Modern applications aren’t single servers; they’re constellations of interconnected systems. A simple e-commerce app might have a dozen microservices, caches, and databases spread across multiple namespaces or even clusters. This complexity is a massive amplifier for risk. If you let an AI “just handle” a problem with one service, you have no way of knowing what cascading, unpredictable effects its non-deterministic changes will have on the other ten services. It’s like letting an amateur electrician rewire one part of a skyscraper—the lights might come on in one office, but the whole building could burn down. GitOps is the perfect antidote to this. It forces you to treat the entire cluster as a single, declarative system. The state of that whole constellation is defined in Git. An AI can be a powerful assistant in helping humans design and test the manifests and Helm charts for this complex system. But the actual application of those changes is managed by a GitOps controller that continuously reconciles the cluster’s state with the desired state in Git. This ensures that even at massive scale, every change is intentional, version-controlled, and applied deterministically across the entire system.

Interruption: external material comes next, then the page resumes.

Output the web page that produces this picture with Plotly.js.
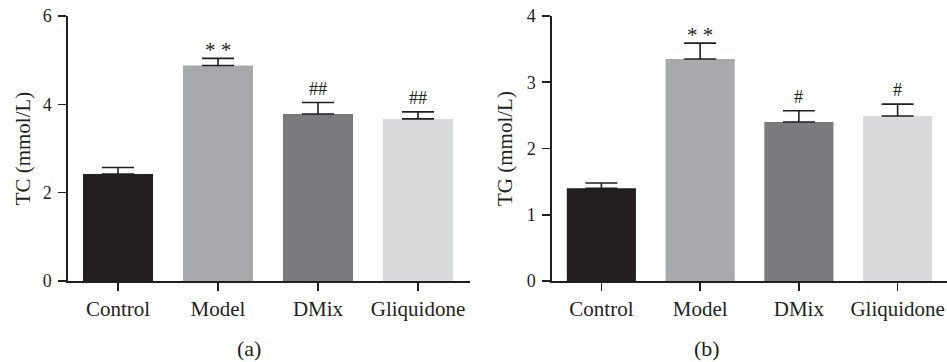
<!DOCTYPE html>
<html>
<head>
<meta charset="utf-8">
<script src="https://cdn.plot.ly/plotly-3.0.1.min.js"></script>
<style>html,body{margin:0;padding:0;background:#fff;}#chart{width:947px;height:362px;}</style>
</head>
<body>
<div id="chart"></div>
<script>
const categories = ["Control", "Model", "DMix", "Gliquidone"];
const barColors = ["#231f20", "#a7a9ac", "#7a7b7f", "#d9dadc"];
const tcValues = [2.42, 4.88, 3.78, 3.67];
const tcErrors = [0.15, 0.16, 0.26, 0.16];
const tcMarks = ["", "* *", "##", "##"];
const tgValues = [1.40, 3.35, 2.40, 2.49];
const tgErrors = [0.08, 0.24, 0.17, 0.18];
const tgMarks = ["", "* *", "#", "#"];
const panelLabels = ["(a)", "(b)"];
const yTitles = ["TC (mmol/L)", "TG (mmol/L)"];
const tcTicks = [0, 2, 4, 6];
const tgTicks = [0, 1, 2, 3, 4];

const ink = "#231f20";
const fontFam = "Liberation Serif, Times New Roman, serif";
const W = 947;

function barTrace(vals, errs, xa, ya) {
  return {
    type: "bar", x: categories, y: vals, xaxis: xa, yaxis: ya,
    marker: {color: barColors, line: {width: 0}},
    error_y: {type: "data", array: errs, arrayminus: errs.map(() => 0), symmetric: false,
      color: ink, thickness: 1.6, width: 16},
    showlegend: false, hoverinfo: "skip"
  };
}

const data = [
  barTrace(tcValues, tcErrors, "x", "y"),
  barTrace(tgValues, tgErrors, "x2", "y2")
];

const annotations = [];
function addMarks(vals, errs, marks, xr, yr) {
  marks.forEach((m, i) => {
    if (!m) return;
    const star = m.indexOf("*") >= 0;
    annotations.push({x: categories[i], y: vals[i] + errs[i], xref: xr, yref: yr, text: m,
      showarrow: false, yanchor: "bottom", yshift: star ? -6 : 2,
      font: {family: fontFam, size: star ? 21 : 18, color: ink}});
  });
}
addMarks(tcValues, tcErrors, tcMarks, "x", "y");
addMarks(tgValues, tgErrors, tgMarks, "x2", "y2");
annotations.push({x: 235 / W, y: -0.255, xref: "paper", yref: "paper", text: panelLabels[0],
  showarrow: false, yanchor: "middle", font: {family: fontFam, size: 22, color: ink}});
annotations.push({x: 722 / W, y: -0.255, xref: "paper", yref: "paper", text: panelLabels[1],
  showarrow: false, yanchor: "middle", font: {family: fontFam, size: 22, color: ink}});

const axCommon = {
  showline: true, linecolor: ink, linewidth: 1.6, ticks: "outside", ticklen: 8,
  tickwidth: 1.6, tickcolor: ink, showgrid: false, zeroline: false
};
const xTickFont = {family: fontFam, size: 21, color: ink};
const yTickFont = {family: fontFam, size: 18, color: ink};
const titleFont = {family: fontFam, size: 21, color: ink};

const layout = {
  width: 947, height: 362,
  margin: {l: 0, r: 0, t: 16, b: 81},
  paper_bgcolor: "#fff", plot_bgcolor: "#fff",
  bargap: 0.3,
  xaxis: Object.assign({}, axCommon, {domain: [68 / W, 470 / W], range: [-0.5, 3.52], anchor: "y", tickfont: xTickFont}),
  xaxis2: Object.assign({}, axCommon, {domain: [552 / W, 1], range: [-0.5, 3.5], anchor: "y2", tickfont: xTickFont}),
  yaxis: Object.assign({}, axCommon, {range: [0, 6], tickvals: tcTicks, anchor: "x", ticklabelstandoff: 3,
    tickfont: yTickFont, title: {text: yTitles[0], standoff: 6, font: titleFont}}),
  yaxis2: Object.assign({}, axCommon, {range: [0, 4], tickvals: tgTicks, anchor: "x2", ticklabelstandoff: 3,
    tickfont: yTickFont, title: {text: yTitles[1], standoff: 8, font: titleFont}}),
  annotations: annotations
};

Plotly.newPlot("chart", data, layout, {displayModeBar: false, staticPlot: true});
</script>
</body>
</html>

An opinionated tech stack can protect enterprises from the temptation of misusing AI. What key components or rules would you build into such a stack to ensure AI is only used at design time, effectively keeping it out of direct contact with production systems?
An opinionated stack is your best defense. The core rule is that the platform must enforce a single, audited path to production. First, I would build in strict, role-based access controls that programmatically prevent shell access or direct API calls to production infrastructure from any entity that isn’t the core CI/CD system. No exceptions. Second, the stack would be built entirely around a Git-driven workflow. The only way to declare a change is to commit a code artifact—like a playbook or an image definition—to a repository. Third, every commit must trigger a mandatory pipeline that includes automated testing, security scanning, and a review gate. This pipeline becomes the sole actor authorized to deploy changes. In this world, an AI can be an incredibly valuable design-time tool. A developer can use it to generate a Dockerfile, but that Dockerfile is useless until it’s committed to Git and survives the gauntlet of the pipeline. The stack itself becomes the guardrail, quietly protecting the organization from its own worst impulses by making it technically impossible for anyone, human or machine, to improvise on production.
What is your forecast for the role of agentic AI in IT operations over the next five years?
Over the next five years, I forecast that agentic AI will become an indispensable partner at design time but will remain strictly firewalled from runtime operations in mature organizations. We’ll see AI assistants seamlessly integrated into IDEs and platform dashboards, becoming incredibly adept at proposing high-quality, secure, and efficient infrastructure-as-code, Dockerfiles, and Kubernetes manifests. They will analyze telemetry to suggest optimizations and even draft entire incident post-mortems. However, the hype around “AI agents running your infrastructure” will give way to a more sober reality. The fundamental problem of non-determinism won’t be solved. The smart organizations will double down on deterministic platforms, using GitOps and immutable infrastructure as the non-negotiable contract through which all changes flow. The role of AI will be to help humans write better contracts, faster—not to become an ungoverned actor improvising directly on the systems our businesses depend on. The true innovation will be in the human-AI collaboration that perfects the artifacts, while the underlying platform ensures execution remains flawlessly predictable and safe.